Let's also assume that Google does bring its high speed fiber here, and that the mayor is able to repair 100 miles of city streets in five years. Let's also assume the unemployment rate in Duluth stays below the state average.
There are a lot of ifs there, but you know what I see if this all happens: nothing to complain about. I see a much-improved city, along with a mayor who has proven his critics absolutely wrong, would be uber-popular, would never be seriously opposed in any re-election and could look to run for and win a state or federal office.

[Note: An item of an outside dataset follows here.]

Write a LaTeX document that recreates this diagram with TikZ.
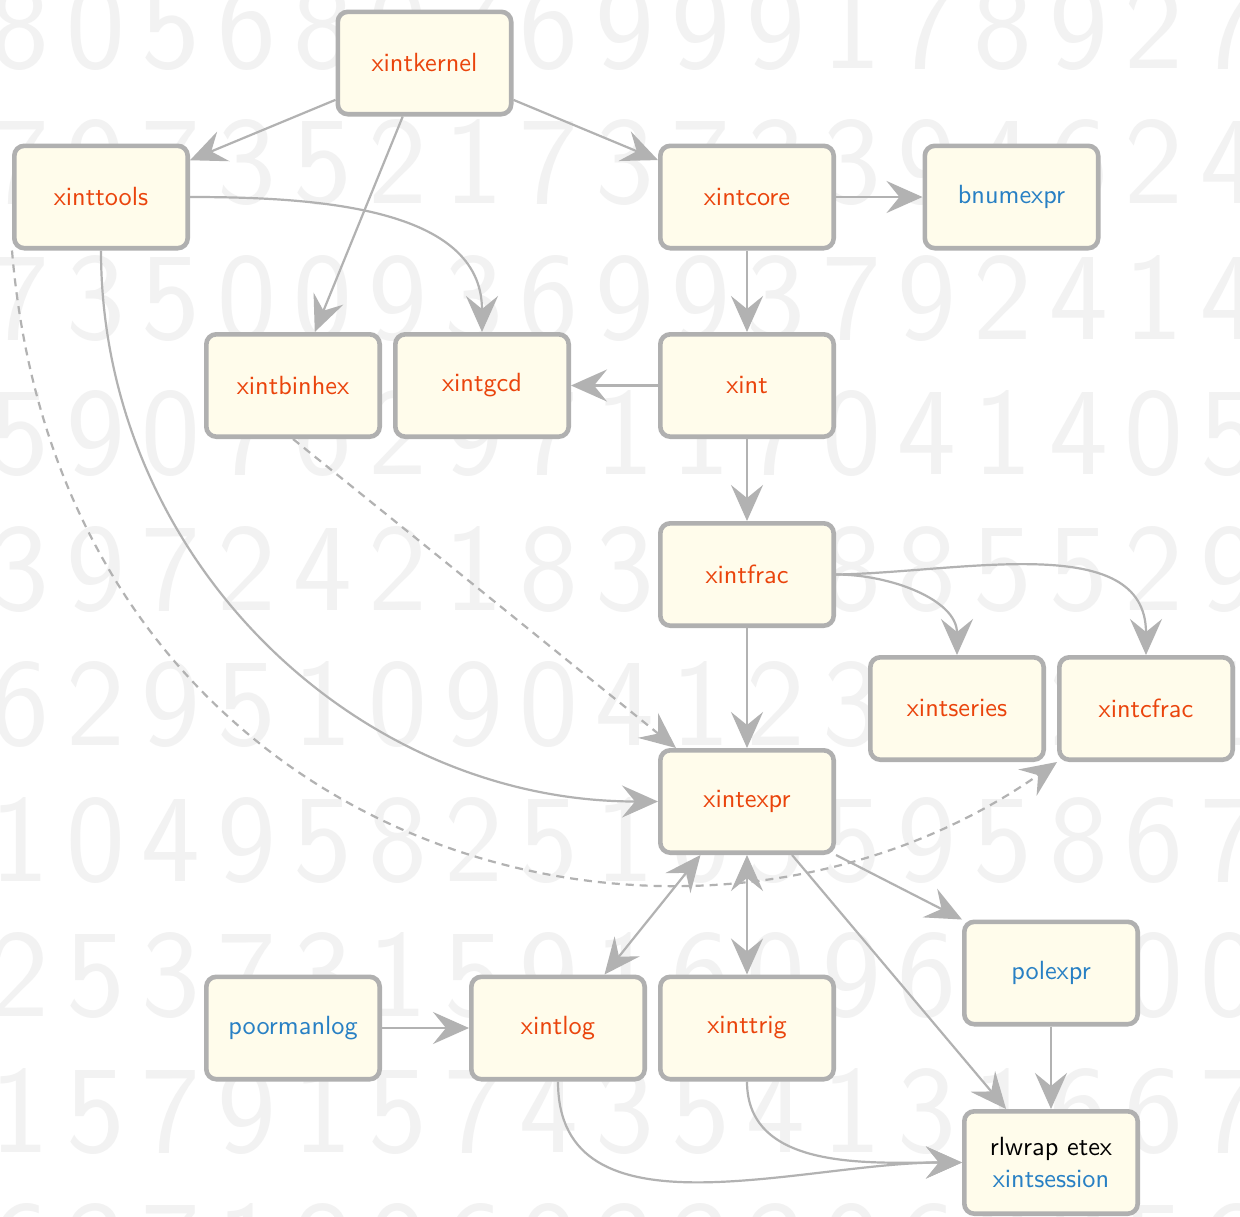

The problem I've always had with the "Ness just wants Oberstar's seat!" cries is that prior to 2007 he hadn't really done anything to deserve being a congressman, and thus had nothing to campaign on. Being a city councilor isn't enough to launch yourself into being a congressman. Being a mayor isn't enough, either. But being a successful mayor? Being one that can say he repaired the city's jagged streets, brought Google to town, got rid of the eye-sore strip club and renovated it, balanced the city's budget all while unemployment rates were lower than state averages -- that's the kind of stuff you can bring to a stump speech that gets supporters into frothing-mouth cheers.
Did Ness take the NorShor risk for votes? Of course not. He did it because he thought it was the right thing to do for the city. But by taking that risk, perhaps more than any endeavor he has taken on, he has tied the city's success to his own.
The flipside is that if the NorShor renovation doesn't work out and becomes the taxpayer boondoggle that some fear it will be ... well, he can always point to his streets plan.